Jay - yet another good question that probably won't be answered.

But I can see them twisting now... "uh - they're just 'observing' and making notes...they can't help but see something when they're in your house...yeah - that's it!"

Peahippo said...

Economic and administrative desperation leads to draconian and Fascist decisions. Add in stupidity, and we have a good explanation for what Carty decides.

In reply to Mr. Ott: Unfortunately, the right of your privacy in search-and-seizure is remarkably compromised when you give explicit or implicit permission to a visitor.

There was a landmark case where some detective pretended to be a delivery person, and gained entry to a home, where he obtained evidence thereby. The court judging the matter decided that such evidence was legal since the resident invited the investigator in, albeit under mistaken identity. Courts have also decided that cops can lie to you essentially all they want. So, those kinds of court decisions guide the matter for this meter-reader BS.
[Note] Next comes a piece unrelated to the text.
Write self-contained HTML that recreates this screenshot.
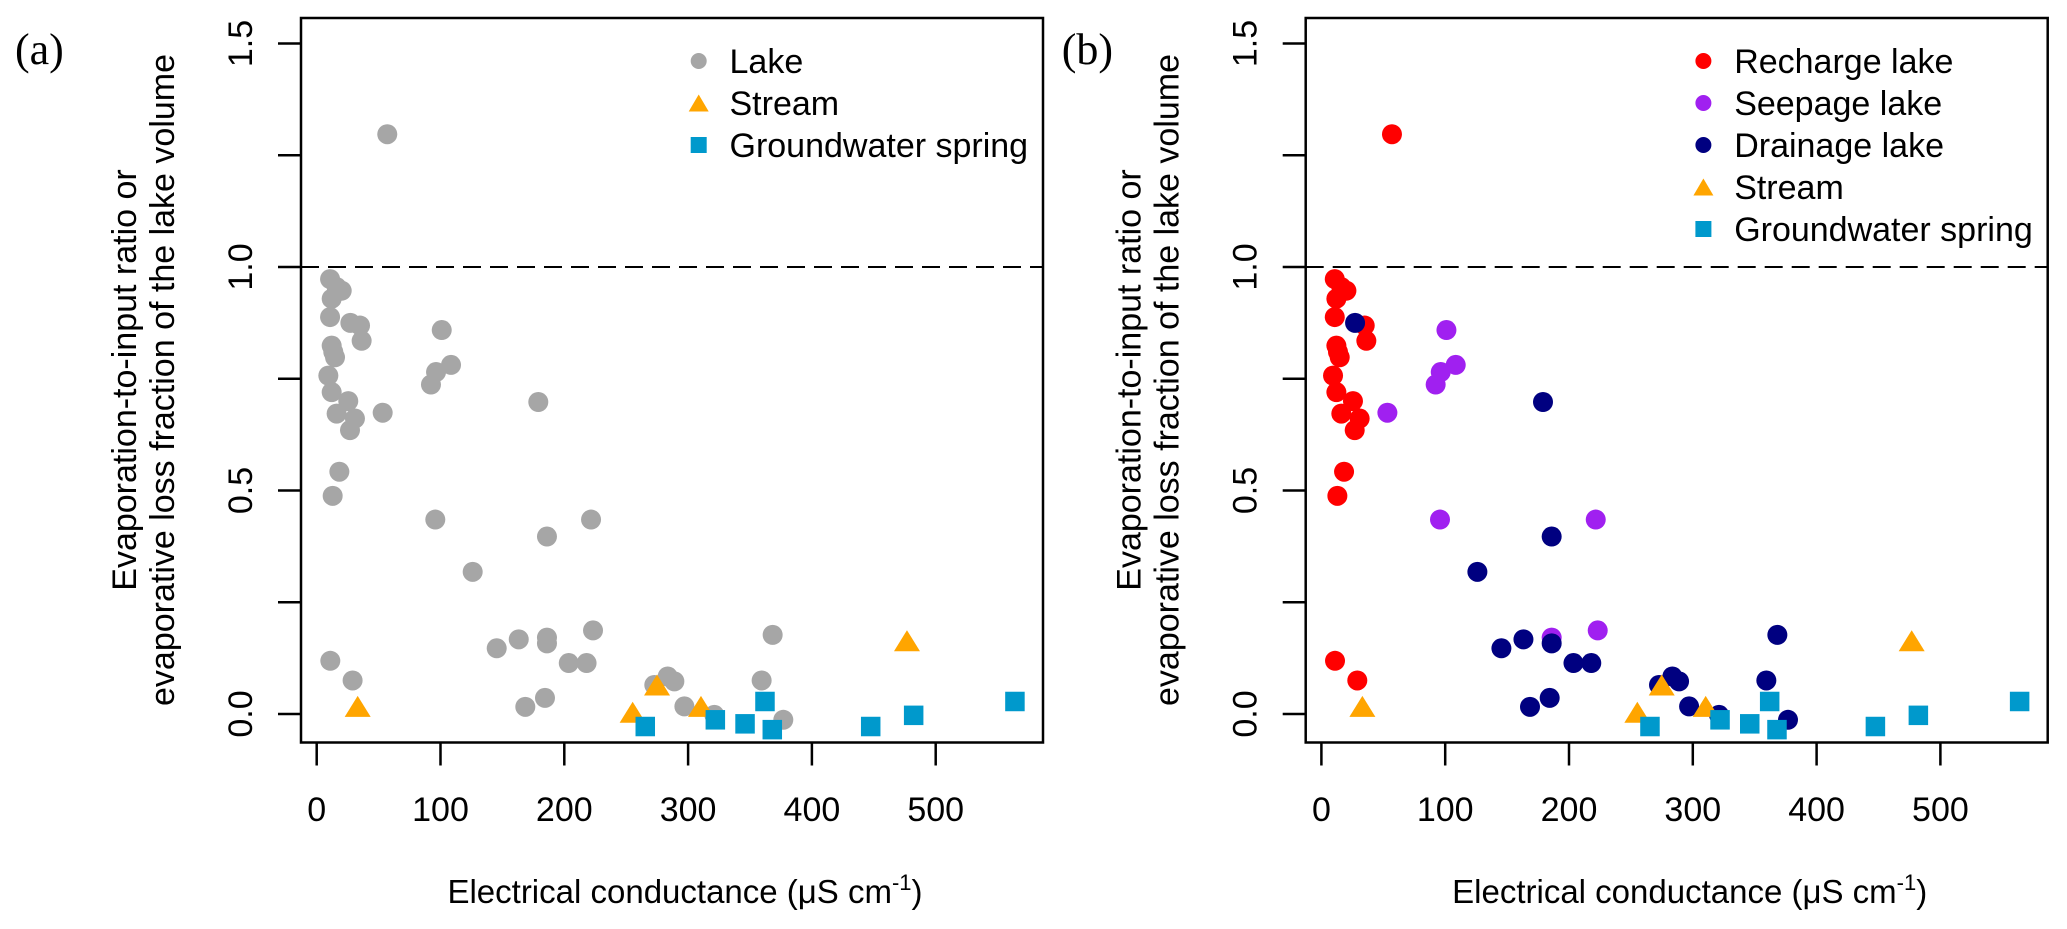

Just don't let the meter reader into your home ... EVER. Eventually they'll leave a checksheet so you can mark the meter reading yourself. You can also get an external indicator, but that will probably cost you, and some installer must be invited into your home to put it in.

Frank said...

Here is another thought to ponder with this decision...with all the scams that are going on in this day and age, what would stop some con from entering in a home as a "meter reader" to check out the home for some future crime, thus putting citizen's lives into jeopardy? Some would say the readers would have an ID with them, but those can be faked pretty easily and then you would have to employ more police officers (which takes more money) to answer the calls about these con artist.
Yup, if we take this road, it will take us closer to Big Brother.